### Dataset section

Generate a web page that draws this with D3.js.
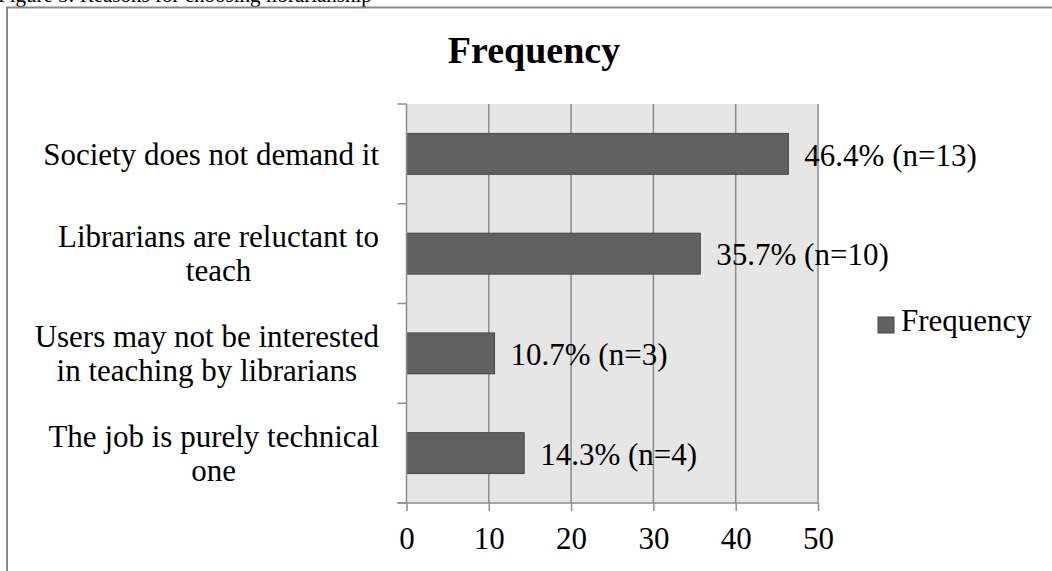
<!DOCTYPE html>
<html><head><meta charset="utf-8">
<script src="https://cdn.jsdelivr.net/npm/d3@7"></script>
<style>
html,body{margin:0;padding:0;background:#fff;}
svg{display:block;font-family:"Liberation Serif","Times New Roman",serif;}
</style></head>
<body>
<svg id="chart" width="1052" height="571"></svg>
<script>
const categories = [
  ["Society does not demand it"],
  ["Librarians are reluctant to", "teach"],
  ["Users may not be interested", "in teaching by librarians"],
  ["The job is purely technical", "one"]
];
const values = [46.4, 35.7, 10.7, 14.3];
const valueLabels = ["46.4% (n=13)", "35.7% (n=10)", "10.7% (n=3)", "14.3% (n=4)"];
const xTicks = [0, 10, 20, 30, 40, 50];
const seriesName = "Frequency";
const chartTitle = "Frequency";
const caption = "Figure 3: Reasons for choosing librarianship";

const svg = d3.select("#chart");
const m = {left: 406.5, right: 818, top: 104, bottom: 503};

// caption (cut off at top, as in the source)
svg.append("text").attr("x", -2).attr("y", 2).attr("font-size", 21).attr("fill", "#000").text(caption);

// outer border
svg.append("rect").attr("x", 7).attr("y", 7.5).attr("width", 1100).attr("height", 600)
  .attr("fill", "none").attr("stroke", "#888").attr("stroke-width", 2);

const x = d3.scaleLinear().domain([0, 50]).range([m.left, m.right]);
const idx = d3.range(categories.length);
const y = d3.scaleBand().domain(idx).range([m.top, m.bottom]).paddingInner(0.59).paddingOuter(0.295);

// plot area
svg.append("rect").attr("x", m.left).attr("y", m.top).attr("width", m.right - m.left).attr("height", m.bottom - m.top)
  .attr("fill", "#e6e6e6");

// grid lines
svg.append("g").selectAll("line").data(xTicks.slice(1)).join("line")
  .attr("x1", d => x(d)).attr("x2", d => x(d)).attr("y1", m.top).attr("y2", m.bottom)
  .attr("stroke", "#8c8c8c").attr("stroke-width", 1.5);

// bars
svg.append("g").selectAll("rect").data(values).join("rect")
  .attr("x", x(0)).attr("y", (d, i) => y(i)).attr("width", d => x(d) - x(0)).attr("height", y.bandwidth())
  .attr("fill", "#616161").attr("stroke", "#464646").attr("stroke-width", 1);

// x axis
const xAxis = d3.axisBottom(x).tickValues(xTicks).tickSize(8).tickPadding(16);
const gx = svg.append("g").attr("transform", `translate(0,${m.bottom})`).call(xAxis);
gx.select(".domain").remove();
gx.append("line").attr("x1", m.left - 9).attr("x2", m.right).attr("y1", 0).attr("y2", 0)
  .attr("stroke", "#8c8c8c").attr("stroke-width", 1.5);
gx.selectAll(".tick line").attr("stroke", "#8c8c8c").attr("stroke-width", 1.5);
gx.selectAll(".tick text").attr("font-size", 31).attr("font-family", "Liberation Serif").attr("fill", "#000").attr("dy", "0.72em");

// y axis line + category boundary ticks
const step = y.step();
const bounds = idx.map(i => y(i) - step * y.paddingInner() / 2).concat([m.bottom]);
svg.append("line").attr("x1", m.left).attr("x2", m.left).attr("y1", m.top).attr("y2", m.bottom)
  .attr("stroke", "#8c8c8c").attr("stroke-width", 1.5);
svg.append("g").selectAll("line").data(bounds).join("line")
  .attr("x1", m.left - 9).attr("x2", m.left).attr("y1", d => d).attr("y2", d => d)
  .attr("stroke", "#8c8c8c").attr("stroke-width", 1.5);

// category labels (centered lines, block right-aligned)
const lineH = 34;
const labelRight = 379;
categories.forEach((lines, i) => {
  const g = svg.append("g");
  const cy = y(i) + y.bandwidth() / 2;
  const t = g.append("text").attr("font-size", 31).attr("text-anchor", "middle").attr("fill", "#000");
  lines.forEach((ln, j) => {
    t.append("tspan").attr("x", 0).attr("y", cy + (j - (lines.length - 1) / 2) * lineH).attr("dy", "0.35em").text(ln);
  });
  let maxW = 0;
  t.selectAll("tspan").each(function () { maxW = Math.max(maxW, this.getComputedTextLength()); });
  t.attr("transform", `translate(${labelRight - maxW / 2},0)`);
});

// value labels
svg.append("g").selectAll("text").data(values).join("text")
  .attr("x", d => x(d) + 16).attr("y", (d, i) => y(i) + y.bandwidth() / 2).attr("dy", "0.38em")
  .attr("font-size", 31).attr("fill", "#000").text((d, i) => valueLabels[i]);

// title
svg.append("text").attr("x", 534).attr("y", 63).attr("text-anchor", "middle")
  .attr("font-size", 38).attr("font-weight", "bold").attr("fill", "#000").text(chartTitle);

// legend
const lg = svg.append("g");
lg.append("rect").attr("x", 878).attr("y", 317).attr("width", 16).attr("height", 16)
  .attr("fill", "#616161").attr("stroke", "#464646").attr("stroke-width", 1);
lg.append("text").attr("x", 901).attr("y", 331).attr("font-size", 31).attr("fill", "#000").text(seriesName);
</script>
</body></html>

### What you will do
The data above should be repeated exactly, minus any pictures.

### Solved problem
Generate a web page that draws this with D3.js.
<!DOCTYPE html>
<html><head><meta charset="utf-8">
<script src="https://cdn.jsdelivr.net/npm/d3@7"></script>
<style>
html,body{margin:0;padding:0;background:#fff;}
svg{display:block;font-family:"Liberation Serif","Times New Roman",serif;}
</style></head>
<body>
<svg id="chart" width="1052" height="571"></svg>
<script>
const categories = [
  ["Society does not demand it"],
  ["Librarians are reluctant to", "teach"],
  ["Users may not be interested", "in teaching by librarians"],
  ["The job is purely technical", "one"]
];
const values = [46.4, 35.7, 10.7, 14.3];
const valueLabels = ["46.4% (n=13)", "35.7% (n=10)", "10.7% (n=3)", "14.3% (n=4)"];
const xTicks = [0, 10, 20, 30, 40, 50];
const seriesName = "Frequency";
const chartTitle = "Frequency";
const caption = "Figure 3: Reasons for choosing librarianship";

const svg = d3.select("#chart");
const m = {left: 406.5, right: 818, top: 104, bottom: 503};

// caption (cut off at top, as in the source)
svg.append("text").attr("x", -2).attr("y", 2).attr("font-size", 21).attr("fill", "#000").text(caption);

// outer border
svg.append("rect").attr("x", 7).attr("y", 7.5).attr("width", 1100).attr("height", 600)
  .attr("fill", "none").attr("stroke", "#888").attr("stroke-width", 2);

const x = d3.scaleLinear().domain([0, 50]).range([m.left, m.right]);
const idx = d3.range(categories.length);
const y = d3.scaleBand().domain(idx).range([m.top, m.bottom]).paddingInner(0.59).paddingOuter(0.295);

// plot area
svg.append("rect").attr("x", m.left).attr("y", m.top).attr("width", m.right - m.left).attr("height", m.bottom - m.top)
  .attr("fill", "#e6e6e6");

// grid lines
svg.append("g").selectAll("line").data(xTicks.slice(1)).join("line")
  .attr("x1", d => x(d)).attr("x2", d => x(d)).attr("y1", m.top).attr("y2", m.bottom)
  .attr("stroke", "#8c8c8c").attr("stroke-width", 1.5);

// bars
svg.append("g").selectAll("rect").data(values).join("rect")
  .attr("x", x(0)).attr("y", (d, i) => y(i)).attr("width", d => x(d) - x(0)).attr("height", y.bandwidth())
  .attr("fill", "#616161").attr("stroke", "#464646").attr("stroke-width", 1);

// x axis
const xAxis = d3.axisBottom(x).tickValues(xTicks).tickSize(8).tickPadding(16);
const gx = svg.append("g").attr("transform", `translate(0,${m.bottom})`).call(xAxis);
gx.select(".domain").remove();
gx.append("line").attr("x1", m.left - 9).attr("x2", m.right).attr("y1", 0).attr("y2", 0)
  .attr("stroke", "#8c8c8c").attr("stroke-width", 1.5);
gx.selectAll(".tick line").attr("stroke", "#8c8c8c").attr("stroke-width", 1.5);
gx.selectAll(".tick text").attr("font-size", 31).attr("font-family", "Liberation Serif").attr("fill", "#000").attr("dy", "0.72em");

// y axis line + category boundary ticks
const step = y.step();
const bounds = idx.map(i => y(i) - step * y.paddingInner() / 2).concat([m.bottom]);
svg.append("line").attr("x1", m.left).attr("x2", m.left).attr("y1", m.top).attr("y2", m.bottom)
  .attr("stroke", "#8c8c8c").attr("stroke-width", 1.5);
svg.append("g").selectAll("line").data(bounds).join("line")
  .attr("x1", m.left - 9).attr("x2", m.left).attr("y1", d => d).attr("y2", d => d)
  .attr("stroke", "#8c8c8c").attr("stroke-width", 1.5);

// category labels (centered lines, block right-aligned)
const lineH = 34;
const labelRight = 379;
categories.forEach((lines, i) => {
  const g = svg.append("g");
  const cy = y(i) + y.bandwidth() / 2;
  const t = g.append("text").attr("font-size", 31).attr("text-anchor", "middle").attr("fill", "#000");
  lines.forEach((ln, j) => {
    t.append("tspan").attr("x", 0).attr("y", cy + (j - (lines.length - 1) / 2) * lineH).attr("dy", "0.35em").text(ln);
  });
  let maxW = 0;
  t.selectAll("tspan").each(function () { maxW = Math.max(maxW, this.getComputedTextLength()); });
  t.attr("transform", `translate(${labelRight - maxW / 2},0)`);
});

// value labels
svg.append("g").selectAll("text").data(values).join("text")
  .attr("x", d => x(d) + 16).attr("y", (d, i) => y(i) + y.bandwidth() / 2).attr("dy", "0.38em")
  .attr("font-size", 31).attr("fill", "#000").text((d, i) => valueLabels[i]);

// title
svg.append("text").attr("x", 534).attr("y", 63).attr("text-anchor", "middle")
  .attr("font-size", 38).attr("font-weight", "bold").attr("fill", "#000").text(chartTitle);

// legend
const lg = svg.append("g");
lg.append("rect").attr("x", 878).attr("y", 317).attr("width", 16).attr("height", 16)
  .attr("fill", "#616161").attr("stroke", "#464646").attr("stroke-width", 1);
lg.append("text").attr("x", 901).attr("y", 331).attr("font-size", 31).attr("fill", "#000").text(seriesName);
</script>
</body></html>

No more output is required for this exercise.